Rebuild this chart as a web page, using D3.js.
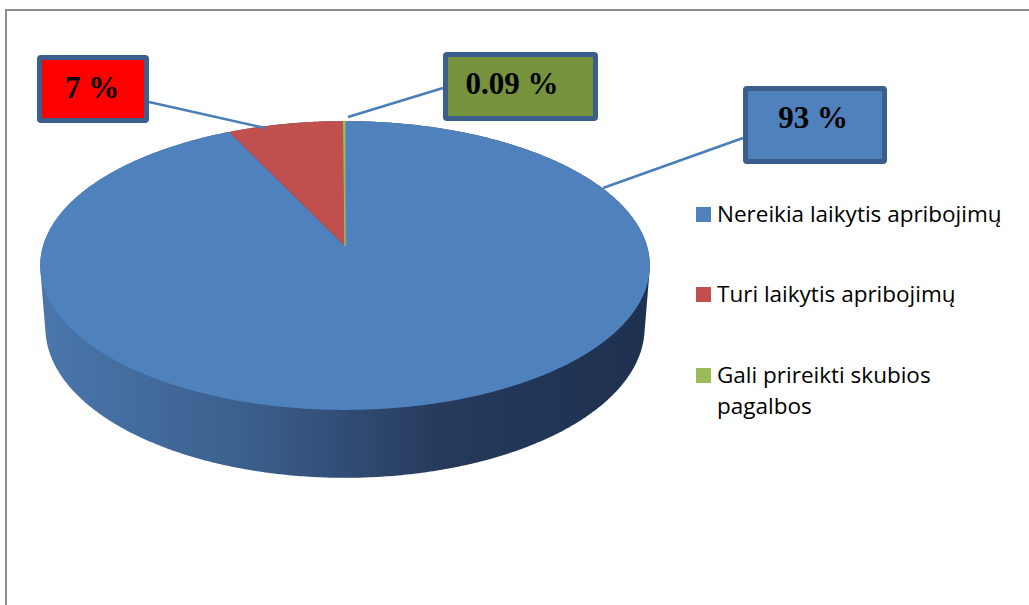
<!DOCTYPE html>
<html>
<head>
<meta charset="utf-8">
<script src="https://cdn.jsdelivr.net/npm/d3@7/dist/d3.min.js"></script>
<style>
  html, body { margin: 0; padding: 0; background: #ffffff; }
  svg { display: block; }
</style>
</head>
<body>
<svg id="chart" width="1029" height="605"></svg>
<script>
// ---- data ----
const categories = ["Nereikia laikytis apribojimų", "Turi laikytis apribojimų", "Gali prireikti skubios pagalbos"];
const values = [93, 7, 0.09];
const valueLabels = ["93 %", "7 %", "0.09 %"];
const legendLines = [["Nereikia laikytis apribojimų"], ["Turi laikytis apribojimų"], ["Gali prireikti skubios", "pagalbos"]];
const sliceColors = ["#4F81BD", "#C0504D", "#9BBB59"];
const boxFills = ["#4F81BD", "#FF0000", "#76923C"];

// ---- layout ----
const W = 1029, H = 605;
const svg = d3.select("#chart");

// frame
svg.append("rect").attr("x", 6).attr("y", 10).attr("width", W + 10).attr("height", H + 10)
  .attr("fill", "none").attr("stroke", "#8C8C8C").attr("stroke-width", 2);

// perspective pie
const cx = 345, cy = 246;
const tilt = 28 * Math.PI / 180, sT = Math.sin(tilt), cT = Math.cos(tilt);
const Dcam = 6.54, focal = 1975, thick = 0.235;
function proj(a, r, depth) {
  const u = r * Math.sin(a), v = -r * Math.cos(a);
  const X = u, Y = v * sT + depth * cT, Z = Dcam - v * cT + depth * sT;
  return [cx + focal * X / Z, cy + focal * Y / Z];
}

const pie = d3.pie().sort(null).startAngle(0).endAngle(2 * Math.PI);
const arcs = pie(values);

// gradient for side
const defs = svg.append("defs");
const grad = defs.append("linearGradient").attr("id", "sideGrad")
  .attr("gradientUnits", "userSpaceOnUse")
  .attr("x1", proj(-Math.PI / 2, 1, 0)[0]).attr("x2", proj(Math.PI / 2, 1, 0)[0])
  .attr("y1", 0).attr("y2", 0);
[[0, "#4A76AC"], [0.34, "#3B5F8D"], [0.67, "#25395B"], [1, "#1E3150"]].forEach(([o, c]) =>
  grad.append("stop").attr("offset", o).attr("stop-color", c));

// side = hull of top and bottom rims
const N = 720;
const rimPts = [];
for (let i = 0; i < N; i++) {
  const a = i / N * 2 * Math.PI;
  rimPts.push(proj(a, 1, 0));
  rimPts.push(proj(a, 1, thick));
}
const hull = d3.polygonHull(rimPts);
svg.append("path").attr("d", "M" + hull.map(p => p.join(",")).join("L") + "Z")
  .attr("fill", "url(#sideGrad)");

// top face slices
const line = d3.line();
function slicePts(d) {
  const pts = [proj(0, 0, 0)];
  const steps = Math.max(2, Math.ceil((d.endAngle - d.startAngle) / (Math.PI / 360)));
  for (let i = 0; i <= steps; i++) {
    const a = d.startAngle + (d.endAngle - d.startAngle) * i / steps;
    pts.push(proj(a, 1, 0));
  }
  return pts;
}
svg.append("g").selectAll("path").data(arcs).join("path")
  .attr("d", d => line(slicePts(d)) + "Z")
  .attr("fill", (d, i) => sliceColors[i])
  .attr("stroke", (d, i) => i === 2 ? sliceColors[i] : "none")
  .attr("stroke-width", 1);

// data label boxes and leader lines
const boxes = [
  { x: 743, y: 86, w: 144, h: 78, tx: 813, ty: 128, lead: [[603, 188], [743, 138]] },
  { x: 37, y: 55, w: 112, h: 68, tx: 92, ty: 98, lead: [[265, 128], [149, 102]] },
  { x: 443, y: 52, w: 155, h: 69, tx: 512, ty: 94, lead: [[348, 117], [443, 88]] }
];
const lblG = svg.append("g");
boxes.forEach((b, i) => {
  lblG.append("path").attr("d", line(b.lead)).attr("stroke", "#4A7EBB")
    .attr("stroke-width", 2.5).attr("fill", "none");
});
boxes.forEach((b, i) => {
  lblG.append("rect").attr("x", b.x + 2.5).attr("y", b.y + 2.5)
    .attr("width", b.w - 5).attr("height", b.h - 5).attr("rx", 1.5)
    .attr("fill", boxFills[i]).attr("stroke", "#3B5E8C").attr("stroke-width", 5);
  lblG.append("text").attr("x", b.tx).attr("y", b.ty).attr("text-anchor", "middle")
    .attr("font-family", "'Liberation Serif', 'Times New Roman', serif")
    .attr("font-weight", "bold").attr("font-size", 31).attr("fill", "#000")
    .text(valueLabels[i]);
});

// legend
const legY = [222, 302, 383];
const leg = svg.append("g");
categories.forEach((c, i) => {
  leg.append("rect").attr("x", 696).attr("y", legY[i] - 15).attr("width", 15).attr("height", 15)
    .attr("fill", sliceColors[i]);
  legendLines[i].forEach((t, j) => {
    leg.append("text").attr("x", 717).attr("y", legY[i] + j * 31)
      .attr("font-family", "'Open Sans', sans-serif").attr("font-size", 22.5)
      .attr("fill", "#000").text(t);
  });
});
</script>
</body>
</html>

PROBLEM TO WORK ON: Copy each line containing the word "chart" from the data.

ANSWER BELOW:
Rebuild this chart as a web page, using D3.js.
<svg id="chart" width="1029" height="605"></svg>
const svg = d3.select("#chart");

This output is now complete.